The declaration was widely applauded. One by one the resolutions were approved — until the ninth. Opponents both male and female loudly denounced the demand for women's suffrage, once again arguing that such an outrageous and impracticable demand would cheapen the whole cause. Then Frederick Douglass took the floor. Unrecorded and now lost, his speech made clear that freedom was not divisible according to sex or color. The resolution passed, but barely. Exactly one hundred of those present — 68 women and 32 men — finally signed the declaration.

Because the subject was so explosive, the meeting got extensive play in the press. Most newspapers lambasted the women for their "unwomanly behavior" indulged in "at the expense of their more appropriate duties." Cady Stanton wryly noted, "There is no danger of the Woman Question dying for want of notice."

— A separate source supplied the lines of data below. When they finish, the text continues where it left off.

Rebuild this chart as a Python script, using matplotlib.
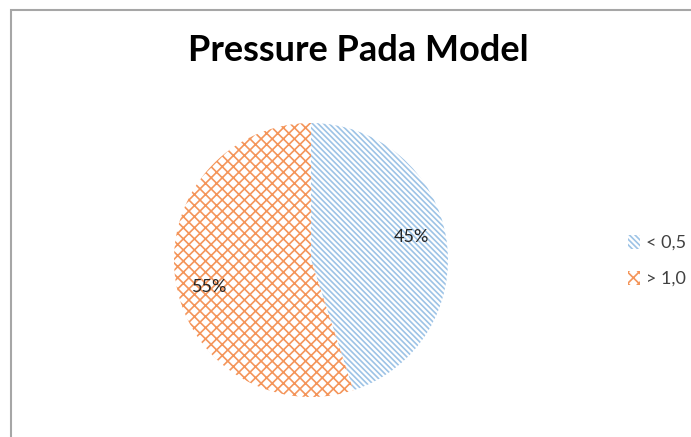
import matplotlib.pyplot as plt
from matplotlib.patches import Rectangle, Patch

labels = ["< 0,5", "> 1,0"]
shares = [45, 55]
colors = ["#9dc3e6", "#f4955a"]
hatches = ["\\\\\\\\\\\\", "xxx"]

plt.rcParams['font.family'] = ['Lato', 'DejaVu Sans']
plt.rcParams['hatch.linewidth'] = 1.2

fig = plt.figure(figsize=(6.91, 4.37), dpi=100)
fig.patch.set_facecolor("white")

# chart border (only left and top edges visible)
fig.add_artist(Rectangle((11 / 691, -0.1), 1.2, 1 - 10 / 437 + 0.1,
                         transform=fig.transFigure, fill=False,
                         edgecolor="#a6a6a6", linewidth=1.5))

ax = fig.add_axes([0.2518, 0.0915, 0.3965, 0.627])
wedges, texts, autotexts = ax.pie(
    shares, startangle=90, counterclock=False, colors=["white", "white"],
    autopct='%d%%', pctdistance=0.74,
    wedgeprops=dict(linewidth=0),
    textprops=dict(fontsize=13, color="#262626"))
for w, c, h in zip(wedges, colors, hatches):
    w.set_edgecolor(c)
    w.set_hatch(h)
    w.set_linewidth(0)
# nudge the percentage labels like the original
autotexts[0].set_position((0.73, 0.17))
autotexts[1].set_position((-0.74, -0.20))
ax.set_xlim(-1, 1)
ax.set_ylim(-1, 1)
ax.axis('off')

fig.text(0.518, 0.885, "Pressure Pada Model", ha="center", va="center",
         fontsize=26, fontweight="bold", color="black")

handles = [Patch(facecolor="white", edgecolor=c, hatch=h, linewidth=0)
           for c, h in zip(colors, hatches)]
leg = fig.legend(handles, labels, loc="center left",
                 bbox_to_anchor=(0.885, 0.403), frameon=False,
                 fontsize=13, handlelength=0.7, handleheight=0.8,
                 handletextpad=0.3, labelspacing=1.1)
for t in leg.get_texts():
    t.set_color("#404040")

fig.savefig("out.png", dpi=100, facecolor="white")
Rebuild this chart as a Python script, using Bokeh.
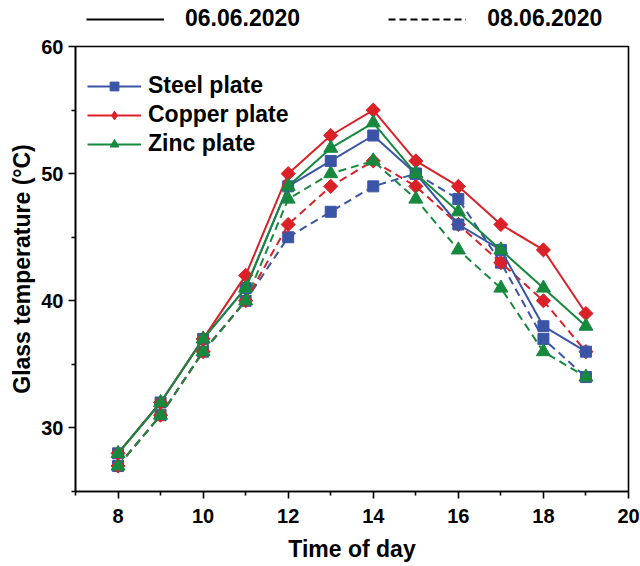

Sadly, women's political progress was anything but speedy. By the time women won the vote, only one woman who signed the Declaration of Sentiments in 1848 — 19-year-old Charlotte Woodward — was alive to enjoy that hard-won right. But through it all, the table was there. As icon of the movement, it occupied center stage at the 50th anniversary of the women's movement. When not on display, it was kept by Cady Stanton and, later, Anthony. In 1916, the table took up residence in Washington at the headquarters of the National American Woman Suffrage Association, which was busy lobbying Congress for the vote. Fittingly, in 1919, less than a month after passage of the Nineteenth Amendment — that radical "elective franchise" first publicly demanded at Seneca Falls — the association confirmed the table's place in history by donating the piece to the Smithsonian.